Prince Harry told Oprah that Meghan didn’t kill herself because she didn’t want him to lose another woman he loved
Harry said in an interview with Oprah that the only thing preventing Meghan from killing herself was the thought that it would be unfair to him to lose another woman he loved in his life while also pregnant with their baby.
‘The scariest thing for her was her clarity of thought,’ he said. ‘She hadn’t lost it. She wasn’t crazy. She wasn’t self-medicating, be it through pills or by alcohol. She was absolutely sober. She was completely sane.
‘Yet in the quiet of night, these thoughts woke her up.’
He says he now would like to focus on his son, Archie, ‘rather than every time I look in his eyes wonder whether my wife is going to end up like my mother, and I’m going to have to look after him myself.’

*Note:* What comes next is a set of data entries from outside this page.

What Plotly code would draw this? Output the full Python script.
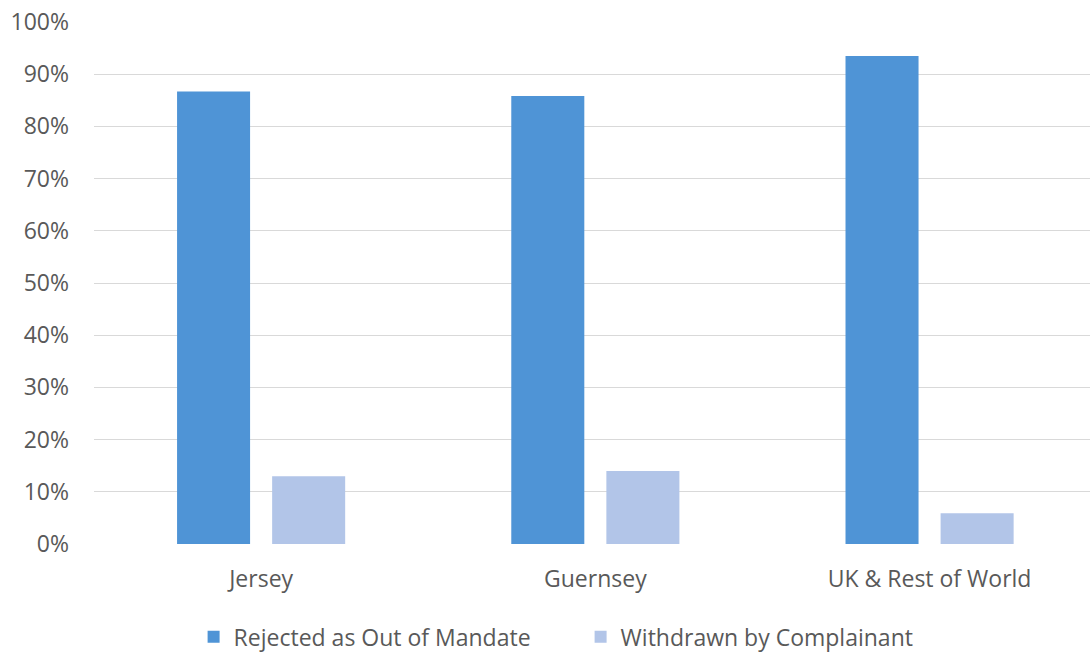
import plotly.graph_objects as go

categories = ["Jersey", "Guernsey", "UK & Rest of World"]
rejected = [86.7, 85.8, 93.5]
withdrawn = [13.0, 14.0, 5.9]
series_names = ["Rejected as Out of Mandate", "Withdrawn by Complainant"]
y_ticks = [0, 10, 20, 30, 40, 50, 60, 70, 80, 90, 100]
y_tick_labels = [f"{v}%" for v in y_ticks]

FONT = "'Open Sans', Lato, sans-serif"
TXT = "#595959"

fig = go.Figure()
fig.add_trace(go.Bar(x=categories, y=rejected, name=series_names[0],
                     marker=dict(color="#4f94d6", line=dict(width=0))))
fig.add_trace(go.Bar(x=categories, y=withdrawn, name=series_names[1],
                     marker=dict(color="#b2c5e8", line=dict(width=0))))

fig.update_layout(
    width=1090, height=655,
    margin=dict(l=94, r=0, t=22, b=111, autoexpand=False),
    paper_bgcolor="white", plot_bgcolor="white",
    barmode="group", bargap=0.431, bargroupgap=0.232,
    font=dict(family=FONT, size=23, color=TXT),
    showlegend=True,
    legend=dict(orientation="h", x=0.1, xanchor="left", y=-0.178, yanchor="middle",
                font=dict(family=FONT, size=23, color=TXT), itemsizing="constant",
                itemwidth=30, tracegroupgap=0, bgcolor="rgba(0,0,0,0)",
                entrywidth=342, entrywidthmode="pixels"),
)
fig.update_xaxes(range=[-0.5, 2.48], showgrid=False, showline=False, zeroline=False,
                 ticks="", ticklabelstandoff=19, automargin=False,
                 tickfont=dict(family=FONT, size=23, color=TXT))
fig.update_yaxes(range=[0, 100], tickvals=y_ticks, ticktext=y_tick_labels,
                 showgrid=True, gridcolor="#d9d9d9", gridwidth=1.2, automargin=False,
                 zeroline=False, showline=False, ticks="", ticklabelstandoff=24,
                 tickfont=dict(family=FONT, size=23, color=TXT))

fig.write_html("out.html")
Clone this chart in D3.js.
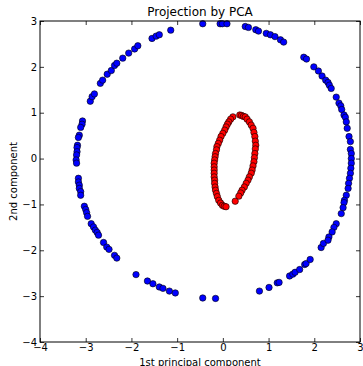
<!DOCTYPE html>
<html>
<head>
<meta charset="utf-8">
<script src="https://cdn.jsdelivr.net/npm/d3@7"></script>
<style>
  body { margin: 0; background: #fff; }
  text { font-family: "DejaVu Sans", sans-serif; fill: #000; }
</style>
</head>
<body>
<div id="chart"></div>
<script>
// outer circle (blue) — [1st, 2nd] component
const bluePoints = [
  [-3.07, 0.82], [-2.90, 1.25], [-2.86, 1.35], [-2.81, 1.41], [-2.68, 1.64], [-2.63, 1.71],
  [-2.53, 1.84], [-2.44, 1.92], [-2.37, 2.03], [-2.32, 2.08], [-2.19, 2.19], [-2.06, 2.30],
  [-1.93, 2.39], [-1.86, 2.46], [-1.55, 2.62], [-1.46, 2.67], [-1.39, 2.70], [-1.14, 2.80],
  [-0.44, 2.94], [-0.06, 2.94], [-0.01, 2.94], [0.09, 2.94], [0.49, 2.88], [0.56, 2.86],
  [0.72, 2.81], [0.78, 2.78], [0.95, 2.73], [1.04, 2.70], [1.14, 2.66], [1.26, 2.59],
  [1.33, 2.54], [1.77, 2.21], [1.83, 2.17], [1.99, 2.00], [2.09, 1.91], [2.17, 1.80],
  [2.25, 1.71], [2.30, 1.66], [2.33, 1.60], [2.37, 1.53], [2.48, 1.34], [2.54, 1.21],
  [2.58, 1.15], [2.60, 1.07], [2.65, 0.95], [2.68, 0.90],
  [-3.08, 0.75], [-3.11, 0.68], [-3.14, 0.51], [-3.16, 0.46], [-3.18, 0.29], [-3.19, 0.24],
  [-3.19, 0.15], [-3.20, 0.08], [-3.21, -0.03], [-3.20, -0.10], [-3.16, -0.43], [-3.16, -0.51],
  [-3.14, -0.58], [-3.14, -0.65], [-3.11, -0.72], [-3.11, -0.80], [-3.03, -1.04], [-3.00, -1.11],
  [-2.98, -1.18], [-2.96, -1.26], [-2.88, -1.42], [-2.83, -1.49], [-2.79, -1.56], [-2.75, -1.61],
  [-2.72, -1.67],
  [2.70, 0.80], [2.72, 0.66], [2.76, 0.48], [2.79, 0.37], [2.79, 0.20], [2.81, 0.11],
  [2.81, 0.00], [2.81, -0.10], [2.80, -0.21], [2.79, -0.32], [2.77, -0.43], [2.75, -0.54],
  [2.74, -0.65], [2.70, -0.80], [2.66, -0.91], [2.65, -0.96], [2.63, -1.07], [2.59, -1.20],
  [2.48, -1.42], [2.43, -1.50], [2.39, -1.60], [2.32, -1.71],
  [-2.61, -1.83], [-2.54, -1.93], [-2.49, -1.98], [-2.37, -2.11], [-2.32, -2.17], [-1.90, -2.53],
  [-1.65, -2.67], [-1.53, -2.73], [-1.39, -2.80], [-1.31, -2.83], [-1.17, -2.89], [-1.04, -2.93],
  [-0.44, -3.04], [-0.16, -3.05], [0.80, -2.89], [1.01, -2.81], [1.19, -2.71], [1.23, -2.70],
  [1.46, -2.56], [1.53, -2.52], [1.58, -2.48], [1.68, -2.42], [1.79, -2.31], [1.82, -2.29],
  [1.91, -2.20], [2.15, -1.94], [2.20, -1.85], [2.30, -1.78]
];

// inner loop (red)
const redPoints = [
  [0.22, 0.91], [0.17, 0.86], [0.13, 0.80], [0.10, 0.75], [0.07, 0.69], [0.04, 0.62],
  [0.00, 0.55], [-0.04, 0.48], [-0.07, 0.40], [-0.10, 0.33], [-0.13, 0.26], [-0.14, 0.19],
  [-0.16, 0.11], [-0.17, 0.04], [-0.18, -0.03], [-0.19, -0.10], [-0.19, -0.18], [-0.19, -0.25],
  [-0.19, -0.32], [-0.19, -0.40], [-0.18, -0.47], [-0.18, -0.54], [-0.17, -0.62], [-0.16, -0.69],
  [-0.14, -0.76], [-0.12, -0.83], [-0.09, -0.91], [-0.05, -0.97], [-0.01, -1.02], [0.03, -1.04],
  [0.07, -1.05],
  [0.37, 0.95], [0.41, 0.94], [0.45, 0.92], [0.49, 0.91], [0.53, 0.86], [0.58, 0.80],
  [0.62, 0.73], [0.66, 0.66], [0.68, 0.57], [0.70, 0.48], [0.71, 0.38], [0.72, 0.29],
  [0.71, 0.21], [0.70, 0.11], [0.69, 0.02], [0.68, -0.07], [0.66, -0.16], [0.64, -0.25],
  [0.62, -0.32], [0.58, -0.40], [0.55, -0.47], [0.51, -0.54], [0.47, -0.62], [0.42, -0.69],
  [0.39, -0.75], [0.35, -0.82], [0.27, -0.93]
];

const xTicks = [-4, -3, -2, -1, 0, 1, 2, 3];
const yTicks = [-4, -3, -2, -1, 0, 1, 2, 3];

const W = 363, H = 366;
const margin = { left: 40, right: 3, top: 21, bottom: 24 };
const width = W - margin.left - margin.right;
const height = H - margin.top - margin.bottom;

const svg = d3.select("#chart").append("svg")
  .attr("width", W)
  .attr("height", H);

const g = svg.append("g")
  .attr("transform", `translate(${margin.left},${margin.top})`);

const x = d3.scaleLinear().domain([-4, 3]).range([0, width]);
const y = d3.scaleLinear().domain([-4, 3]).range([height, 0]);

const fmt = d => d < 0 ? "\u2212" + Math.abs(d) : String(d);

// axes, ticks pointing inward on all four sides
const axB = g.append("g").attr("transform", `translate(0,${height})`)
  .call(d3.axisBottom(x).tickValues(xTicks).tickSize(-4).tickPadding(2).tickFormat(fmt));
const axT = g.append("g")
  .call(d3.axisTop(x).tickValues(xTicks).tickSize(-4).tickFormat(""));
const axL = g.append("g")
  .call(d3.axisLeft(y).tickValues(yTicks).tickSize(-4).tickPadding(3).tickFormat(fmt));
const axR = g.append("g").attr("transform", `translate(${width},0)`)
  .call(d3.axisRight(y).tickValues(yTicks).tickSize(-4).tickFormat(""));

[axB, axT, axL, axR].forEach(a => {
  a.select(".domain").remove();
  a.selectAll("line").attr("stroke", "#000").attr("stroke-width", 0.8);
  a.selectAll("text").attr("font-size", 10).attr("font-family", "DejaVu Sans, sans-serif");
});

// points
g.append("g").selectAll("circle.blue")
  .data(bluePoints).enter().append("circle")
  .attr("cx", d => x(d[0])).attr("cy", d => y(d[1]))
  .attr("r", 3.2)
  .attr("fill", "#0000ff").attr("stroke", "#000").attr("stroke-width", 0.6);

g.append("g").selectAll("circle.red")
  .data(redPoints).enter().append("circle")
  .attr("cx", d => x(d[0])).attr("cy", d => y(d[1]))
  .attr("r", 3.2)
  .attr("fill", "#ff0000").attr("stroke", "#000").attr("stroke-width", 0.6);

// frame
g.append("rect")
  .attr("width", width).attr("height", height)
  .attr("fill", "none").attr("stroke", "#000").attr("stroke-width", 1);

// title and labels
svg.append("text")
  .attr("x", margin.left + width / 2).attr("y", 16)
  .attr("text-anchor", "middle").attr("font-size", 12)
  .text("Projection by PCA");

svg.append("text")
  .attr("x", margin.left + width / 2).attr("y", 366)
  .attr("text-anchor", "middle").attr("font-size", 10)
  .text("1st principal component");

svg.append("text")
  .attr("transform", `translate(17,${margin.top + height / 2}) rotate(-90)`)
  .attr("text-anchor", "middle").attr("font-size", 10)
  .text("2nd component");
</script>
</body>
</html>
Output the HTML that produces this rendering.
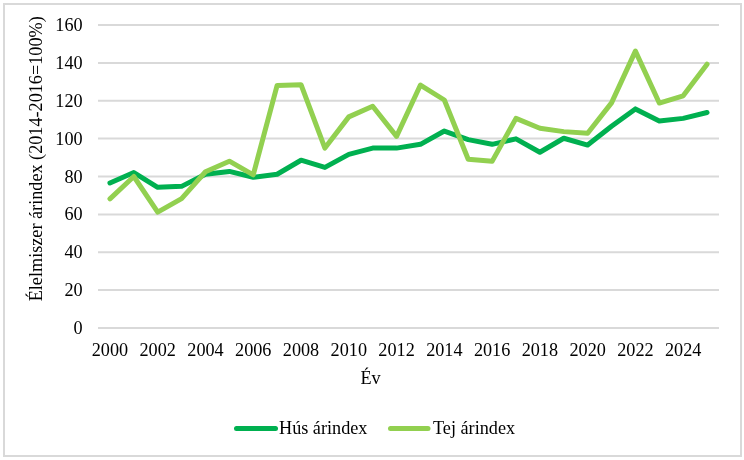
<!DOCTYPE html>
<html><head><meta charset="utf-8"><style>
html,body{margin:0;padding:0;background:#fff;}
svg{display:block;will-change:transform;}
text{font-family:"Liberation Serif",serif;font-size:18.2px;fill:#000;}
</style></head><body>
<svg width="744" height="460" viewBox="0 0 744 460">
<rect x="0" y="0" width="744" height="460" fill="#fff"/>
<rect x="4" y="4" width="737" height="452" fill="none" stroke="#D9D9D9" stroke-width="2"/>
<g stroke="#D9D9D9" stroke-width="2"><line x1="98" x2="719" y1="328.00" y2="328.00"/><line x1="98" x2="719" y1="290.12" y2="290.12"/><line x1="98" x2="719" y1="252.25" y2="252.25"/><line x1="98" x2="719" y1="214.38" y2="214.38"/><line x1="98" x2="719" y1="176.50" y2="176.50"/><line x1="98" x2="719" y1="138.62" y2="138.62"/><line x1="98" x2="719" y1="100.75" y2="100.75"/><line x1="98" x2="719" y1="62.88" y2="62.88"/><line x1="98" x2="719" y1="25.00" y2="25.00"/></g>
<g text-anchor="end"><text x="82.6" y="334.00">0</text><text x="82.6" y="296.12">20</text><text x="82.6" y="258.25">40</text><text x="82.6" y="220.38">60</text><text x="82.6" y="182.50">80</text><text x="82.6" y="144.62">100</text><text x="82.6" y="106.75">120</text><text x="82.6" y="68.88">140</text><text x="82.6" y="31.00">160</text></g>
<g text-anchor="middle"><text x="109.94" y="355.6">2000</text><text x="157.71" y="355.6">2002</text><text x="205.48" y="355.6">2004</text><text x="253.25" y="355.6">2006</text><text x="301.02" y="355.6">2008</text><text x="348.79" y="355.6">2010</text><text x="396.56" y="355.6">2012</text><text x="444.33" y="355.6">2014</text><text x="492.10" y="355.6">2016</text><text x="539.87" y="355.6">2018</text><text x="587.63" y="355.6">2020</text><text x="635.40" y="355.6">2022</text><text x="683.17" y="355.6">2024</text></g>
<text x="370.5" y="383.7" text-anchor="middle">Év</text>
<text transform="translate(42,158.8) rotate(-90)" text-anchor="middle">Élelmiszer árindex (2014-2016=100%)</text>
<polyline fill="none" stroke="#00B050" stroke-width="5" stroke-linejoin="round" stroke-linecap="round" points="109.94,182.95 133.83,172.53 157.71,187.30 181.60,186.36 205.48,174.24 229.37,171.40 253.25,177.27 277.13,174.24 301.02,160.22 324.90,167.42 348.79,154.35 372.67,148.10 396.56,148.10 420.44,144.32 444.33,131.06 468.21,139.58 492.10,144.32 515.98,138.82 539.87,152.27 563.75,138.26 587.63,145.07 611.52,126.33 635.40,108.90 659.29,121.02 683.17,118.37 707.06,112.50"/>
<polyline fill="none" stroke="#92D050" stroke-width="5" stroke-linejoin="round" stroke-linecap="round" points="109.94,198.86 133.83,176.51 157.71,212.11 181.60,198.67 205.48,171.78 229.37,161.17 253.25,174.81 277.13,85.42 301.02,84.66 324.90,148.10 348.79,116.86 372.67,106.25 396.56,136.36 420.44,85.04 444.33,100.00 468.21,159.28 492.10,161.36 515.98,118.37 539.87,128.22 563.75,131.63 587.63,133.33 611.52,102.84 635.40,51.14 659.29,103.03 683.17,95.84 707.06,64.21"/>
<line x1="236.5" x2="275.5" y1="428.5" y2="428.5" stroke="#00B050" stroke-width="5" stroke-linecap="round"/>
<text x="279" y="433.7">Hús árindex</text>
<line x1="390.5" x2="428" y1="428.5" y2="428.5" stroke="#92D050" stroke-width="5" stroke-linecap="round"/>
<text x="433" y="433.7">Tej árindex</text>
</svg>
</body></html>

‘That was one of the main reasons to leave,’ Harry said.
Prince Harry says Royals tried to STOP him and Meghan leaving after ‘she was going to end her life’
But, the prince said, his family tried to stop him and Meghan from leaving, even as she was supposedly feeling suicidal.
‘That feeling of being trapped within the family, there was no option to leave. Eventually when I made that decision for my family, I was still told, ‘You can’t do this.’ And it’s like, ‘Well how bad does it have to get until I am allowed to do this?’ She [Markle] was going to end her life. It shouldn’t have to get to that.’
He said his biggest regret was not taking a stand earlier in his relationship with Markle, claiming a barrage of attacks on her won’t stop ‘until she dies.
‘It’s incredibly triggering to potentially lose another woman in my life,’ Harry said in the interview with Oprah. ‘Like the list is growing, and it all comes back to the same people, the same business model, the same industry.’
Harry claims Royals showed ‘total neglect’ for his and ‘struggling’ Meghan’s mental
The Duke of Sussex said on the Apple TV+ series he thought his family would help as Meghan started claiming she felt suicidal, but instead he was ‘met with total silence, total neglect.’
‘We spent four years trying to make it work,’ he says on the show. ‘We did everything that we possibly could to stay there and carry on doing the role and doing the job. But Meghan was struggling.’
He said the way Meghan was feeling reminded him of his own mother’s final days.
‘History was repeating itself,’ he said in an interview with Oprah. ‘My mother was chased to her death while she was in a relationship with someone who wasn’t white. And now look what’s happened.
Ultimately, he claimed, he and Meghan had to leave the U.K. to ‘put our mental health first.’
‘That’s what we’re doing,’ the prince said, ‘and that’s what we’ll continue to do.’